## start
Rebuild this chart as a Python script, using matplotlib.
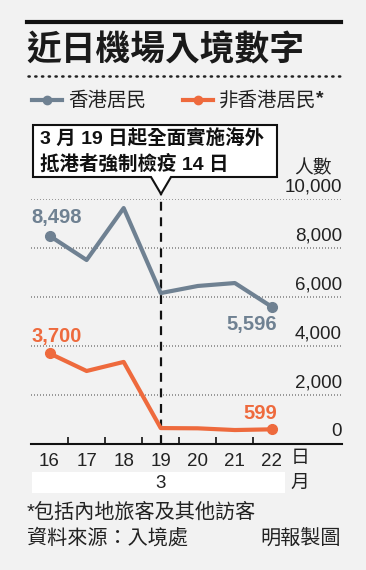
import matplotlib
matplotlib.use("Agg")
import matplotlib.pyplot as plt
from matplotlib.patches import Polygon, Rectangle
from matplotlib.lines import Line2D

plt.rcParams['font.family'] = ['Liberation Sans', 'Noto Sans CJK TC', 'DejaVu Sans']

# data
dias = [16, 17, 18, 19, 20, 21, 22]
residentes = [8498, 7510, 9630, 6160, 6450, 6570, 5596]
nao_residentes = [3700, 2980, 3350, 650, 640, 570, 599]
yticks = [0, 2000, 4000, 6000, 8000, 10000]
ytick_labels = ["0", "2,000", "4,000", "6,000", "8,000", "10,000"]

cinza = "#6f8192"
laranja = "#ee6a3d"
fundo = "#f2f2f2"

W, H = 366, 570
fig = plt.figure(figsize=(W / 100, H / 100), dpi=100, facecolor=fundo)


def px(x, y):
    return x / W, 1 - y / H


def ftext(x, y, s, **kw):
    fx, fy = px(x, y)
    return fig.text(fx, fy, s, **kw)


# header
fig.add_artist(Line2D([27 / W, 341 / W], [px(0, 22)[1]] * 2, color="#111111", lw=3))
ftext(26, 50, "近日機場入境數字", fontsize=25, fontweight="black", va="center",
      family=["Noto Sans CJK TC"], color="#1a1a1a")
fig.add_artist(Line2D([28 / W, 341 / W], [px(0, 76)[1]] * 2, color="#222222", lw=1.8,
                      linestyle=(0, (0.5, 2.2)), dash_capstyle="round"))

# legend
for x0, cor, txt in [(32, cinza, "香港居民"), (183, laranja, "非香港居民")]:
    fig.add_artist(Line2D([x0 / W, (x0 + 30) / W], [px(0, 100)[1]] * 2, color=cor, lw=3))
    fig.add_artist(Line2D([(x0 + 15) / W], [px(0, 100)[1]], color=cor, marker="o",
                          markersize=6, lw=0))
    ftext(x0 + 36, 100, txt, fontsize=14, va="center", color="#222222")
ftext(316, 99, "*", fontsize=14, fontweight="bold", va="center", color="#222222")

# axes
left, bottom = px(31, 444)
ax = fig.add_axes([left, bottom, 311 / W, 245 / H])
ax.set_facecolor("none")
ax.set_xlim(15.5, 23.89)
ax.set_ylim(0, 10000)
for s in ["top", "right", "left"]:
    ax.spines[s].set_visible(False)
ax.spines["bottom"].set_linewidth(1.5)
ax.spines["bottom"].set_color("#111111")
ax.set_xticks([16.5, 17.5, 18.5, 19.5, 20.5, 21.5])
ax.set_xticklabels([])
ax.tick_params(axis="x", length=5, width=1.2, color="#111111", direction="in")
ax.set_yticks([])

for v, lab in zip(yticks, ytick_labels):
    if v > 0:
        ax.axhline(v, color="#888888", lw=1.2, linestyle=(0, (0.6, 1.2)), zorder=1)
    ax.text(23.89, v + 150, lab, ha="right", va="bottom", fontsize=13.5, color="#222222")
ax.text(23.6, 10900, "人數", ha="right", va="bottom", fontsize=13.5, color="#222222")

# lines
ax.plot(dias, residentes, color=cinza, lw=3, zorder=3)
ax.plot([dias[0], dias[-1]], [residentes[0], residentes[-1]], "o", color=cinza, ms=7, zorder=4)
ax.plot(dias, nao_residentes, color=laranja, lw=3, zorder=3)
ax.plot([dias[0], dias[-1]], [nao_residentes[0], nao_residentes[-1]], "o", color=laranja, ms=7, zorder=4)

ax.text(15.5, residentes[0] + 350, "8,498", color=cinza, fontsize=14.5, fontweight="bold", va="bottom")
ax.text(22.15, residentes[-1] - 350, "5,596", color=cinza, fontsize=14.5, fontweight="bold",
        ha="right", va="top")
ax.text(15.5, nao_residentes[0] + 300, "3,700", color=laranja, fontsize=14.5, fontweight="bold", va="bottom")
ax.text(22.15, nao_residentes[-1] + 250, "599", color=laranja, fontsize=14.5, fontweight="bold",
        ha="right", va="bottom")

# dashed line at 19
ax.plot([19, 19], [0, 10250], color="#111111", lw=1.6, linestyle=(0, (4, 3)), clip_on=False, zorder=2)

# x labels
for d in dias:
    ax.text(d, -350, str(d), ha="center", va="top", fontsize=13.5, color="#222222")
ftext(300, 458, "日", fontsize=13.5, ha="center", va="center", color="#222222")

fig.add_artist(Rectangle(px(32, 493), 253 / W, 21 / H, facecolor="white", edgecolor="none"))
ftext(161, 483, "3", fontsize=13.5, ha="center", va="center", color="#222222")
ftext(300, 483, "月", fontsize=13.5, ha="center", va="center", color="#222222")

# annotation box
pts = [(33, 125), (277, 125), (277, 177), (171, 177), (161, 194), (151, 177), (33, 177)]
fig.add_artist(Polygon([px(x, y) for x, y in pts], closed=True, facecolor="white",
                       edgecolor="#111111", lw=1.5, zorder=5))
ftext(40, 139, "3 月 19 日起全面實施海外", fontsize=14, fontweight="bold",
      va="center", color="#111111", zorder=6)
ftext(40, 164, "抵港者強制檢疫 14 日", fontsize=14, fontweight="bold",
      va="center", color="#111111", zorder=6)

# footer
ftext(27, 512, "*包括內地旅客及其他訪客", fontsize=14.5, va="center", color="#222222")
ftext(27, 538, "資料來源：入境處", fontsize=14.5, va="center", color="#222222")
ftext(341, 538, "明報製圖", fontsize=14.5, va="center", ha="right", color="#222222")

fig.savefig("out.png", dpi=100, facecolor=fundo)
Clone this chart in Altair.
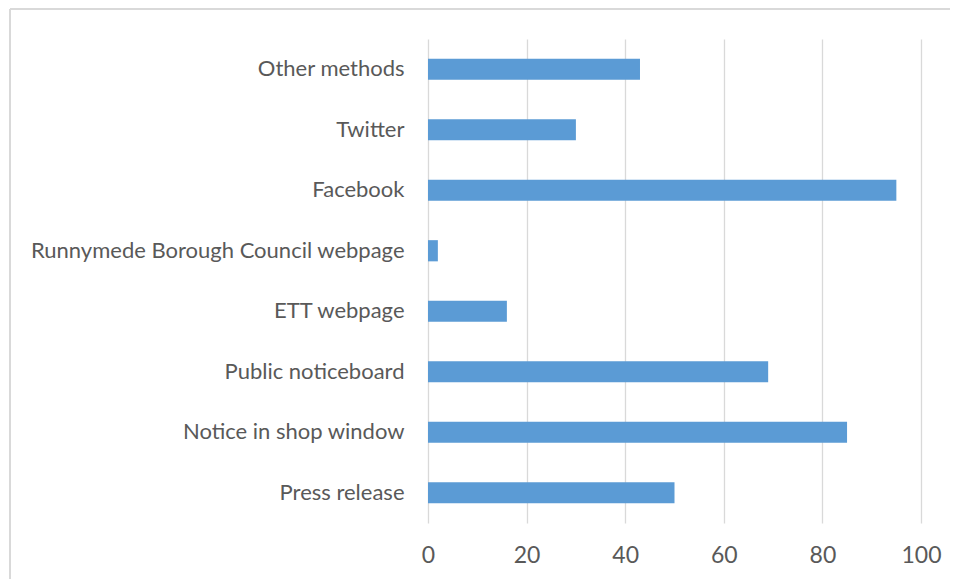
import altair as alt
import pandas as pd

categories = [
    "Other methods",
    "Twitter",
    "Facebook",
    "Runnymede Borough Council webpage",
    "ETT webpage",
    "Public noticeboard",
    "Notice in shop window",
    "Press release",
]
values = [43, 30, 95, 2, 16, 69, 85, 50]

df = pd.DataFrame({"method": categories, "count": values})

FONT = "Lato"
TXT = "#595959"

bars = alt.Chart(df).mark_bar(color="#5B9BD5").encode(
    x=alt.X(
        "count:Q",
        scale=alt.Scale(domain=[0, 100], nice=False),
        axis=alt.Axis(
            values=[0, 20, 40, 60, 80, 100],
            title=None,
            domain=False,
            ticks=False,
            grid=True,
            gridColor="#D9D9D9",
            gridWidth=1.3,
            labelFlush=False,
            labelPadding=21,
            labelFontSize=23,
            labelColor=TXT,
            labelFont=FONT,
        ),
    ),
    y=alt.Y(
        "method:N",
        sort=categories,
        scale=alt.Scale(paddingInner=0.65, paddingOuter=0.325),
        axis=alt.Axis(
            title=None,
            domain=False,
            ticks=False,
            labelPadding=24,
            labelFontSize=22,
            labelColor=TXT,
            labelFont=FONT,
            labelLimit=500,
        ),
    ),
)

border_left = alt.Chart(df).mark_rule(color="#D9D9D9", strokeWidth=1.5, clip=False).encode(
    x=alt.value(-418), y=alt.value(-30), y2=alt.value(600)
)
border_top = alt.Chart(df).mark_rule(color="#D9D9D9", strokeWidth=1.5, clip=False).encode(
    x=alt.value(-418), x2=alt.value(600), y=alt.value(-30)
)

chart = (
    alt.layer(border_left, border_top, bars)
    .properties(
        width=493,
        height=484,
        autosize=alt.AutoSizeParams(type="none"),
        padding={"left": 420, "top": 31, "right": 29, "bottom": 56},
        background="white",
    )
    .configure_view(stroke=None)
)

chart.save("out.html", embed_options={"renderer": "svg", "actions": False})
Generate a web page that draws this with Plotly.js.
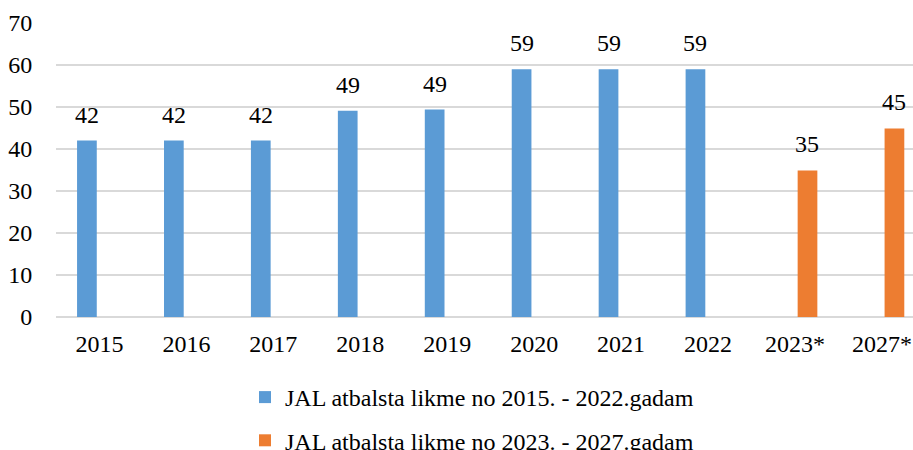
## end
Your task is to repeat the data above exactly while excluding the pictures.

Rebuild this chart as a Python script, using matplotlib.
import matplotlib
matplotlib.use("Agg")
import matplotlib.pyplot as plt
from matplotlib.patches import Polygon, Rectangle
from matplotlib.lines import Line2D

plt.rcParams['font.family'] = ['Liberation Sans', 'Noto Sans CJK TC', 'DejaVu Sans']

# data
dias = [16, 17, 18, 19, 20, 21, 22]
residentes = [8498, 7510, 9630, 6160, 6450, 6570, 5596]
nao_residentes = [3700, 2980, 3350, 650, 640, 570, 599]
yticks = [0, 2000, 4000, 6000, 8000, 10000]
ytick_labels = ["0", "2,000", "4,000", "6,000", "8,000", "10,000"]

cinza = "#6f8192"
laranja = "#ee6a3d"
fundo = "#f2f2f2"

W, H = 366, 570
fig = plt.figure(figsize=(W / 100, H / 100), dpi=100, facecolor=fundo)


def px(x, y):
    return x / W, 1 - y / H


def ftext(x, y, s, **kw):
    fx, fy = px(x, y)
    return fig.text(fx, fy, s, **kw)


# header
fig.add_artist(Line2D([27 / W, 341 / W], [px(0, 22)[1]] * 2, color="#111111", lw=3))
ftext(26, 50, "近日機場入境數字", fontsize=25, fontweight="black", va="center",
      family=["Noto Sans CJK TC"], color="#1a1a1a")
fig.add_artist(Line2D([28 / W, 341 / W], [px(0, 76)[1]] * 2, color="#222222", lw=1.8,
                      linestyle=(0, (0.5, 2.2)), dash_capstyle="round"))

# legend
for x0, cor, txt in [(32, cinza, "香港居民"), (183, laranja, "非香港居民")]:
    fig.add_artist(Line2D([x0 / W, (x0 + 30) / W], [px(0, 100)[1]] * 2, color=cor, lw=3))
    fig.add_artist(Line2D([(x0 + 15) / W], [px(0, 100)[1]], color=cor, marker="o",
                          markersize=6, lw=0))
    ftext(x0 + 36, 100, txt, fontsize=14, va="center", color="#222222")
ftext(316, 99, "*", fontsize=14, fontweight="bold", va="center", color="#222222")

# axes
left, bottom = px(31, 444)
ax = fig.add_axes([left, bottom, 311 / W, 245 / H])
ax.set_facecolor("none")
ax.set_xlim(15.5, 23.89)
ax.set_ylim(0, 10000)
for s in ["top", "right", "left"]:
    ax.spines[s].set_visible(False)
ax.spines["bottom"].set_linewidth(1.5)
ax.spines["bottom"].set_color("#111111")
ax.set_xticks([16.5, 17.5, 18.5, 19.5, 20.5, 21.5])
ax.set_xticklabels([])
ax.tick_params(axis="x", length=5, width=1.2, color="#111111", direction="in")
ax.set_yticks([])

for v, lab in zip(yticks, ytick_labels):
    if v > 0:
        ax.axhline(v, color="#888888", lw=1.2, linestyle=(0, (0.6, 1.2)), zorder=1)
    ax.text(23.89, v + 150, lab, ha="right", va="bottom", fontsize=13.5, color="#222222")
ax.text(23.6, 10900, "人數", ha="right", va="bottom", fontsize=13.5, color="#222222")

# lines
ax.plot(dias, residentes, color=cinza, lw=3, zorder=3)
ax.plot([dias[0], dias[-1]], [residentes[0], residentes[-1]], "o", color=cinza, ms=7, zorder=4)
ax.plot(dias, nao_residentes, color=laranja, lw=3, zorder=3)
ax.plot([dias[0], dias[-1]], [nao_residentes[0], nao_residentes[-1]], "o", color=laranja, ms=7, zorder=4)

ax.text(15.5, residentes[0] + 350, "8,498", color=cinza, fontsize=14.5, fontweight="bold", va="bottom")
ax.text(22.15, residentes[-1] - 350, "5,596", color=cinza, fontsize=14.5, fontweight="bold",
        ha="right", va="top")
ax.text(15.5, nao_residentes[0] + 300, "3,700", color=laranja, fontsize=14.5, fontweight="bold", va="bottom")
ax.text(22.15, nao_residentes[-1] + 250, "599", color=laranja, fontsize=14.5, fontweight="bold",
        ha="right", va="bottom")

# dashed line at 19
ax.plot([19, 19], [0, 10250], color="#111111", lw=1.6, linestyle=(0, (4, 3)), clip_on=False, zorder=2)

# x labels
for d in dias:
    ax.text(d, -350, str(d), ha="center", va="top", fontsize=13.5, color="#222222")
ftext(300, 458, "日", fontsize=13.5, ha="center", va="center", color="#222222")

fig.add_artist(Rectangle(px(32, 493), 253 / W, 21 / H, facecolor="white", edgecolor="none"))
ftext(161, 483, "3", fontsize=13.5, ha="center", va="center", color="#222222")
ftext(300, 483, "月", fontsize=13.5, ha="center", va="center", color="#222222")

# annotation box
pts = [(33, 125), (277, 125), (277, 177), (171, 177), (161, 194), (151, 177), (33, 177)]
fig.add_artist(Polygon([px(x, y) for x, y in pts], closed=True, facecolor="white",
                       edgecolor="#111111", lw=1.5, zorder=5))
ftext(40, 139, "3 月 19 日起全面實施海外", fontsize=14, fontweight="bold",
      va="center", color="#111111", zorder=6)
ftext(40, 164, "抵港者強制檢疫 14 日", fontsize=14, fontweight="bold",
      va="center", color="#111111", zorder=6)

# footer
ftext(27, 512, "*包括內地旅客及其他訪客", fontsize=14.5, va="center", color="#222222")
ftext(27, 538, "資料來源：入境處", fontsize=14.5, va="center", color="#222222")
ftext(341, 538, "明報製圖", fontsize=14.5, va="center", ha="right", color="#222222")

fig.savefig("out.png", dpi=100, facecolor=fundo)
Clone this chart in Altair.
import altair as alt
import pandas as pd

categories = [
    "Other methods",
    "Twitter",
    "Facebook",
    "Runnymede Borough Council webpage",
    "ETT webpage",
    "Public noticeboard",
    "Notice in shop window",
    "Press release",
]
values = [43, 30, 95, 2, 16, 69, 85, 50]

df = pd.DataFrame({"method": categories, "count": values})

FONT = "Lato"
TXT = "#595959"

bars = alt.Chart(df).mark_bar(color="#5B9BD5").encode(
    x=alt.X(
        "count:Q",
        scale=alt.Scale(domain=[0, 100], nice=False),
        axis=alt.Axis(
            values=[0, 20, 40, 60, 80, 100],
            title=None,
            domain=False,
            ticks=False,
            grid=True,
            gridColor="#D9D9D9",
            gridWidth=1.3,
            labelFlush=False,
            labelPadding=21,
            labelFontSize=23,
            labelColor=TXT,
            labelFont=FONT,
        ),
    ),
    y=alt.Y(
        "method:N",
        sort=categories,
        scale=alt.Scale(paddingInner=0.65, paddingOuter=0.325),
        axis=alt.Axis(
            title=None,
            domain=False,
            ticks=False,
            labelPadding=24,
            labelFontSize=22,
            labelColor=TXT,
            labelFont=FONT,
            labelLimit=500,
        ),
    ),
)

border_left = alt.Chart(df).mark_rule(color="#D9D9D9", strokeWidth=1.5, clip=False).encode(
    x=alt.value(-418), y=alt.value(-30), y2=alt.value(600)
)
border_top = alt.Chart(df).mark_rule(color="#D9D9D9", strokeWidth=1.5, clip=False).encode(
    x=alt.value(-418), x2=alt.value(600), y=alt.value(-30)
)

chart = (
    alt.layer(border_left, border_top, bars)
    .properties(
        width=493,
        height=484,
        autosize=alt.AutoSizeParams(type="none"),
        padding={"left": 420, "top": 31, "right": 29, "bottom": 56},
        background="white",
    )
    .configure_view(stroke=None)
)

chart.save("out.html", embed_options={"renderer": "svg", "actions": False})
Generate a web page that draws this with Plotly.js.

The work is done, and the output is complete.